Monday, October 26, 2021                            (today’s lectionary)
God and our prophetic imagination
God is the father of orphans. He is the defender of widows. God gives a home to the forsaken. And he leads forth prisoners to prosperity.
Hear this simple story of sweet, sophisticated healing and its afterward.
On the Sabbath day Jesus called to a long-broken woman, who had been crippled by a spirit. She was completely incapable of standing erect. He said, “Woman, you are set free of your infirmity,” and laid hands on her. At once she stood up straight and glorified God. The leader of the synagogue was horrified.
But Jesus said to the priest, “On the sabbath, do you not untie your ass from its manger and lead it to water? This daughter of Abraham, whom Satan has bound now for eighteen years, ought she not have been set free on the sabbath day from her bondage?” At these questions all his adversaries were humiliated, while the whole crowd rejoiced at the splendid deeds done by Jesus.
God’s power in our lives knows no bounds, except those He puts upon himself.
This God, the Lord, my Lord, controls the passageways of death … But if by the spirit you put to death the deeds of the body, you will live. You did not receive a spirit of slavery to fall back into fear, but you received a spirit of adoption. Then you cry “Abba! Father!”
Over and over, God reminds us, “Do not be afraid.” Let me be creative in your culture, and you will flourish. In his book The Prophetic Imagination, Walter Brueggemann lays his own claim to the Star Wars battle between the Jedi of the Galactic Republic and the Sith, soldiers of the Empire. His book, published a year after the Star Wars saga began its decades-long grip on our imagination, looks back to Egypt before the Exodus and pictures Moses as a prophet whose imaginative obedience to God changed the world.
Let God arise, let his enemies be scattered. Let God, let God arise!
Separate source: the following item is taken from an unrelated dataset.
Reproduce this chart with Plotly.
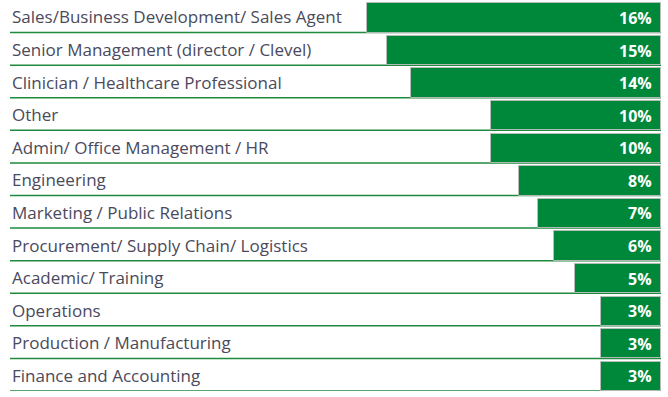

Moses listened to God and spoke to Pharaoh. Thus, writes Brueggemann, “by the middle of the plague cycle Israel has disengaged from the empire, cries no more to it, expects nothing of it, acknowledges it in no way, knows it cannot keep its promises, and knows that nothing is either owed it or expected of it. That is the ultimate criticism which leads to dismantling.”
Egypt was without energy precisely because it did not believe anything was promised and about to be given. Egypt, like every imperial and eternal now, believed everything was already given, contained, and possessed. If there is any point at which most of us are manifestly co-opted, it is in this way. We do not believe that there will be newness but only that there will be merely a moving of the pieces into new patterns.
However, a prophet must not merely criticize and dismantle. God energized Moses and directed him toward a NEW way of life. Moses empowered God’s people to “engage in history, evoking cries that expect answers, taking God and themselves seriously, and ceasing to look to the numbed and dull empire that never intended to answer in the first place.”
The Spirit himself bears witness with our spirit that we are children of God, heirs of God and heirs with Christ, if only we suffer with him.
This is the God who dared to “harden Pharaoh’s heart,” something which confuses soft, uncreative Christians like me. How could He do such a thing? Brueggemann sees past my offended spirit:
This is not the comfortable god of the empire, so fat and well fed as to be neutral and inattentive. Rather, it is the God who is alert to the realities, who does not flinch from taking sides, who sits in the divine council on the edge of his seat and is attentive to his special interests. It is the way of the unifying gods of the empire not to take sides and, by being tolerant, to cast eternal votes for the way things are.
Does what David Noel Freedman calls “militant Mosaic Yahwism” exist today, in our own struggles as Americans against the empire (whatever we conceive it to be)? Of course it does. Brueggemann is right when he says “we are indeed made in the image of some God.” But which God?
Our sociology is predictably derived from, legitimated by, and reflective of our theology. And if we gather around a static god of order who only guards the interests of the “haves,” oppression cannot be far behind. Conversely, if a God is disclosed who is free to come and go, free from and even against the regime, free to hear and even answer slave cries, free from all proper godness as defined by the empire, then it will bear decisively upon sociology because the freedom of God will surface in the brickyards and manifest itself as justice and compassion.
How interesting all this is, oh, my! Let mercy lead us along the yellow brick road, those old Hebrew slave-made bricks, laid out and maintained by the God of freedom, guiding us up into a new horizon.